You can’t make everyone love you, but it doesn’t mean that you can’t show them respect. You get back the respect you give out. Even if the respect does not come from that person, it will be from others.
On Monday, I did things I don’t normally do…I networked. I talked to writers and fans. But more importantly, I exchanged business cards with them. [Out of the 1000 cards I’ve had for the last 7 years, I’m finally giving them out.] Yes, this is stepping out of my element, especially since I gave my card out to fans…I don’t normally do that.
This season, I’m even assisting people who are writing books and doing research on X subject matters. Not too many people can enter into Devils territory, so if they need to get information from that stronghold, then I’m happy to assist because that’s what good people do when a friend sends someone who needs help their way.
I decided to make my Twitter public again during the season, because my goal this season is to reach 10,000 followers…and I’m not going to buy dead accounts just to reach that number like some people do. I want to gain that following based on my own merit. That means I need to focus on creating qualitative content.
There are a lot of avenues to covering hockey that I’ve seen crop up. There are the game to game analysis. There are the TMZs. There are the ‘new media’ way of doing things. There are the traditional ways of doing things. Then there are the ‘respectful’ way of doing things…as in the content you produce gains the respect of others.
I know which avenue I’m choosing this season.
By January, I’ll be giving this site a face lift of its own…something that has been well overdue and 7 years in the making. There was a time when Devils players used to tell me they only read my blog. They never read Inside Hockey unless I directed them to the story from the blog. What does that all mean? I’ll be cross-promoting like I used to do.
One of my former editors used to tell me that he was amazed at my ability to promote my work.

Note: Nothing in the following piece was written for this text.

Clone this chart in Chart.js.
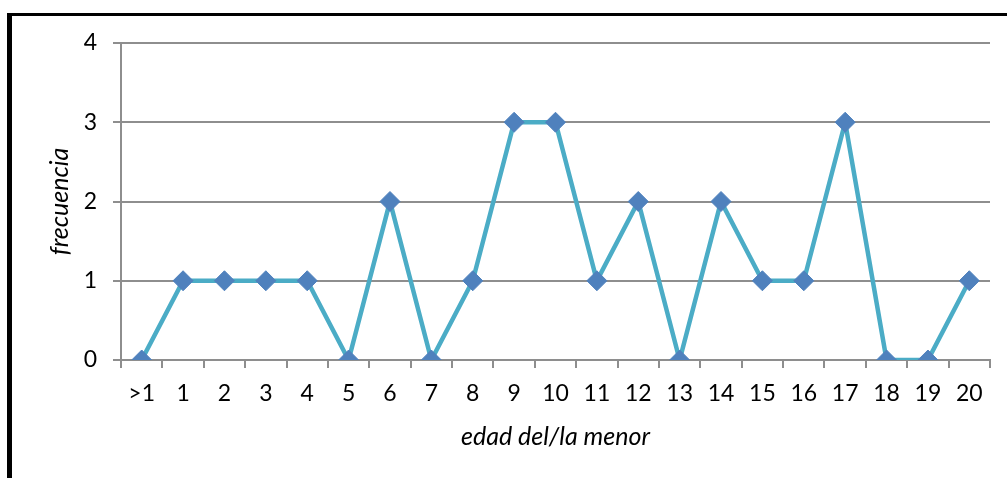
<!DOCTYPE html>
<html lang="es">
<head>
  <meta charset="UTF-8" />
  <title>frecuencia por edad</title>
  <script src="https://cdn.jsdelivr.net/npm/chart.js@4.4.0/dist/chart.umd.min.js"></script>
  <style>
    body { margin: 0; background: #fff; overflow: hidden; }
    #marco {
      position: absolute; left: 7px; top: 13px; width: 1100px; height: 600px;
      border-left: 5px solid #000; border-top: 3px solid #000;
    }
    #wrap { position: absolute; left: 0; top: 0; width: 1007px; height: 478px; }
  </style>
</head>
<body>
  <div id="marco"></div>
  <div id="wrap"><canvas id="grafico"></canvas></div>

<script>
  // datos
  const edades = ['>1', '1', '2', '3', '4', '5', '6', '7', '8', '9', '10',
                  '11', '12', '13', '14', '15', '16', '17', '18', '19', '20'];
  const frecuencias = [0, 1, 1, 1, 1, 0, 2, 0, 1, 3, 3, 1, 2, 0, 2, 1, 1, 3, 0, 0, 1];
  const ticksY = [0, 1, 2, 3, 4];

  const fuente = "Lato, 'Open Sans', sans-serif";
  const gris = '#8e8e8e';

  new Chart(document.getElementById('grafico'), {
    type: 'line',
    data: {
      labels: edades,
      datasets: [{
        data: frecuencias,
        borderColor: '#4BACC6',
        borderWidth: 4.5,
        pointStyle: 'rectRot',
        pointRadius: 10,
        pointBackgroundColor: '#4F81BD',
        pointBorderColor: '#4F81BD',
        pointBorderWidth: 1,
        tension: 0
      }]
    },
    options: {
      responsive: true,
      maintainAspectRatio: false,
      animation: false,
      layout: { padding: { top: 43, right: 17, left: 0, bottom: 0 } },
      plugins: { legend: { display: false }, tooltip: { enabled: false } },
      scales: {
        x: {
          offset: true,
          afterFit: s => { s.height = 118; },
          grid: { offset: true, drawOnChartArea: false, color: gris, lineWidth: 2, tickLength: 8 },
          border: { color: gris, width: 2 },
          ticks: { color: '#000', font: { family: fuente, size: 23 }, padding: 12, maxRotation: 0, autoSkip: false },
          title: { display: true, text: 'edad del/la menor', color: '#000',
                   font: { family: fuente, size: 25, style: 'italic' }, padding: { bottom: 26 } }
        },
        y: {
          min: 0, max: 4,
          afterFit: s => { s.width = 121; },
          afterBuildTicks: s => { s.ticks = ticksY.map(v => ({ value: v })); },
          grid: { color: gris, lineWidth: 2, tickLength: 8 },
          border: { color: gris, width: 2 },
          ticks: { color: '#000', font: { family: fuente, size: 23 }, padding: 16 },
          title: { display: true, text: 'frecuencia', color: '#000',
                   font: { family: fuente, size: 25, style: 'italic' }, padding: { top: 45 } }
        }
      }
    }
  });
</script>
</body>
</html>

They saw the numbers come in and were constantly trying to mimic what I was doing, but were unable to amass those same numbers.
The trick wasn’t in promoting myself, it was because I did not limit my readership to just one or two teams like most writers do. I talked about a lot of different things in hockey. I made friends with other team reporters. An interesting article, especially one that concerns their team while visiting in NYC, helps bring a variety of hockey fans to your content when they spread the word. Most hockey fans read a variety of hockey articles across the board, especially if they need to stay abreast on hockey matters around the NHL.
Don’t just talk about your team. Talk about all of the teams as a whole. My biggest fan base are Devils fans. Second? Nashville Predators fans. Third? Rangers fans. Dallas Stars fans are steadily growing, too.
That latter part has a lot to do with going out to Dallas while Jaromir Jagr was playing there. Now that he’s with New Jersey, a lot of those Dallas fans have followed.
As you flip through the content here, you’ll see I cover it all. I don’t limit myself to just the Devils. There are a broad range of topics to cover under hockey, and I like to cover the topics that interest me.
Another thing I do outside of the internet is mentor up and coming hockey writers. Some have gone on to work for the NHL. Others have gone on to become editors in chief of their own successful hockey sites.
So with all that being said…this season will feature different and new content. The best of the old will return. Trivia will also return with fun prizes. And fans…you’ll be able to contribute more in your own ways. You’ll find out about that soon.